Doch Menasche und Adi sind sich fremd und scheinen nur wenig gemeinsam zu haben. Bis heute sind sie kaum in der Lage, dem jeweils anderen ihre Erlebnisse und Erfahrungen aus der Zeit der Trennung und die daraus entstandene eigene Sicht der Dinge begreiflich zu machen. Der Ältere korrigiert den Jüngeren: »Das war im Jahre 1939 und nicht 1937 …« und der Jüngere ist, salopp ausgedrückt, sauer, weil er nach Kriegsende von seinem Bruder nach Palästina geholt wurde. Menasche ist stolz auf seinen persönlichen Beitrag, den er zum Aufbau des Staates Israel geleistet hat, und erwartete von dem kleinen Bruder eine gewisse Dankbarkeit, weil er sich um ihn kümmerte. Währenddessen konnte Adi es kaum abwarten, wieder nach Europa zurückzukehren und nahm auch die erstbeste Gelegenheit, die sich ihm bot, wahr. Die Männer erzählen von Kleinigkeiten, die im Vergleich zu der großen Tragödie scheinbar so nebensächlich wirken. Dabei sind die gegenseitigen unterschwelligen Vorwürfe nicht zu überhören oder richtiger: zu überlesen. Angesichts Menasches Pedanterie, alles schriftlich festzuhalten, möchte man ihn gelegentlich mal anschreien: »Das ist doch so was von unwichtig!« und gleichzeitig Adi nahelegen, mehr Verständnis für den großen Bruder zu zeigen, der sich für ihn verantwortlich fühlte und bestimmt sein Bestes gegeben hat.
Die Briefe der zweiten Buchhälfte haben mir viel Geduld abverlangt.
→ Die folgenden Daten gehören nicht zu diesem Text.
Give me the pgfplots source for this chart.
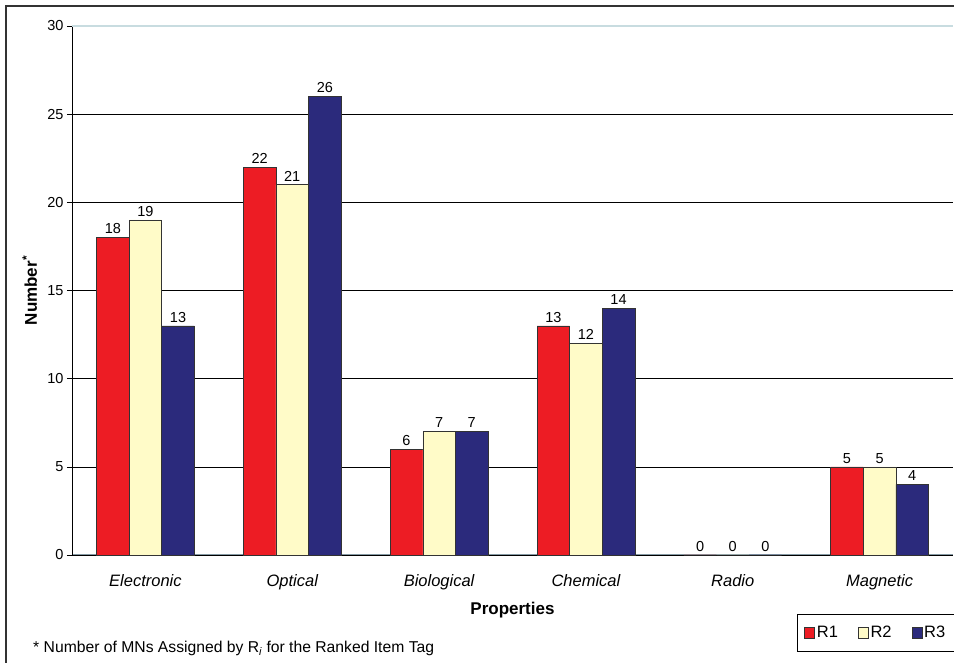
\documentclass[border=0pt]{standalone}
\usepackage{fontspec}
\setmainfont{Liberation Sans}
\usepackage{pgfplots}
\pgfplotsset{compat=1.18}
\usetikzlibrary{calc}
\definecolor{rone}{HTML}{ED1C24}
\definecolor{rtwo}{HTML}{FFFBC8}
\definecolor{rthree}{HTML}{2B2A7C}
\definecolor{topline}{HTML}{C8DCE0}
\begin{document}
\begin{tikzpicture}[x=1pt,y=1pt]
\begin{axis}[
  scale only axis, width=881pt, height=529pt,
  ybar=0pt, bar width=32.6pt,
  xmin=-0.5, xmax=5.5, ymin=0, ymax=30,
  xtick={0,1,2,3,4,5},
  xticklabels={Electronic,Optical,Biological,Chemical,Radio,Magnetic},
  xticklabel style={font=\fontsize{16.5}{18}\selectfont\itshape, yshift=-11pt},
  ytick={0,5,10,15,20,25},
  extra y ticks={30},
  extra y tick style={grid=none},
  yticklabel style={font=\fontsize{14.5}{16}\selectfont},
  /pgf/number format/assume math mode=true,
  axis x line*=bottom, axis y line*=left,
  x axis line style={draw=gray!80!cyan, line width=1pt},
  y axis line style={draw=black, line width=0.8pt},
  x tick style={draw=none},
  y tick style={draw=black, line width=0.6pt},
  tick align=outside, major tick length=5pt,
  ymajorgrids, grid style={draw=black, line width=0.6pt},
  ylabel={\textbf{Number\textsuperscript{*}}},
  ylabel style={font=\fontsize{17}{19}\selectfont, at={(axis description cs:-0.048,0.5)}, anchor=center},
  xlabel={\textbf{Properties}},
  xlabel style={font=\fontsize{17}{19}\selectfont, at={(axis description cs:0.5,-0.104)}, anchor=center},
  nodes near coords,
  every node near coord/.append style={font=\fontsize{14.5}{16}\selectfont, black, /pgf/number format/assume math mode=true},
  legend columns=3,
  legend style={at={(axis description cs:0.823,-0.1115)}, anchor=north west,
    draw=black, line width=0.8pt, font=\fontsize{16.5}{18}\selectfont,
    inner xsep=7pt, inner ysep=10pt,
    /tikz/every even column/.append style={column sep=18pt}},
  legend image code/.code={\draw[#1, line width=0.5pt] (0pt,-5pt) rectangle (10pt,6pt);},
  clip=false,
]
\addplot[fill=rone, draw=black!80, line width=0.5pt] coordinates {(0,18) (1,22) (2,6) (3,13) (4,0) (5,5)};
\addplot[fill=rtwo, draw=black!80, line width=0.5pt] coordinates {(0,19) (1,21) (2,7) (3,12) (4,0) (5,5)};
\addplot[fill=rthree, draw=black!80, line width=0.5pt] coordinates {(0,13) (1,26) (2,7) (3,14) (4,0) (5,4)};
\legend{R1,R2,R3}
\draw[topline, line width=1.2pt] (axis cs:-0.5,30) -- (axis cs:5.5,30);
\node[anchor=west, font=\fontsize{15.7}{17}\selectfont] at (axis description cs:-0.048,-0.176)
  {* Number of MNs Assigned by R\textsubscript{\itshape i} for the Ranked Item Tag};
\coordinate (LL) at (rel axis cs:0,0);
\end{axis}
\pgfresetboundingbox
\useasboundingbox ($(LL)+(-72,-108)$) rectangle ++(954,663);
\draw[line width=1.2pt, black!80] ($(LL)+(-66,-120)$) -- ($(LL)+(-66,549)$) -- ($(LL)+(890,549)$);
\end{tikzpicture}
\end{document}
Abkürzungen, der Wechsel zwischen deutsch, englisch sowie hebräischen Buchstaben und die manchmal »merkwürdige« Grammatik und Ausdrucksweise, weil viele der Schreiberinnen und Schreiber bedingt durch ihre zerrissenen Biografien wohl keine Sprache mehr »richtig« beherrschten, machen das Lesen teilweise recht schwierig. Dennoch hat es sich gelohnt, besonders wenn es um die ganz normalen Alltagsprobleme in den Anfangsjahren des Staates Israel geht. Informative, interessante, erschütternde und auch komische Stellen schildern Erlebtes plastisch und sicher auch wesentlich authentischer, als das eine stilistisch grammatikalisch glattgebügelte Version der Briefe je vermocht hätte.
Ruth Bader, die seit einigen Jahren in Australien lebt, war es ein wichtiges Anliegen, dass die Erinnerungen ihres Vaters und Onkels noch zu deren Lebzeiten erscheinen. Deshalb hat sie darauf verzichtet, nach einem Publikumsverlag zu suchen und stattdessen „Kölsche Jonge“ bei BoD veröffentlicht. Und obwohl ich selbst Anhängerin des Print-on-Demand Verfahrens bin und darüberhinaus das Motiv der Autorin wirklich gut nachvollziehen kann, bedauere ich dennoch sehr, dass wegen der fehlenden Werbemöglichkeiten dieses Buch wohl leider nicht die Aufmerksamkeit erhalten wird, die es eigentlich verdient hätte, und kann auch locker über eine paar BoD übliche Layoutmängel wie gelegentlich zu knappe Abstände zwischen den Absätzen hinwegsehen.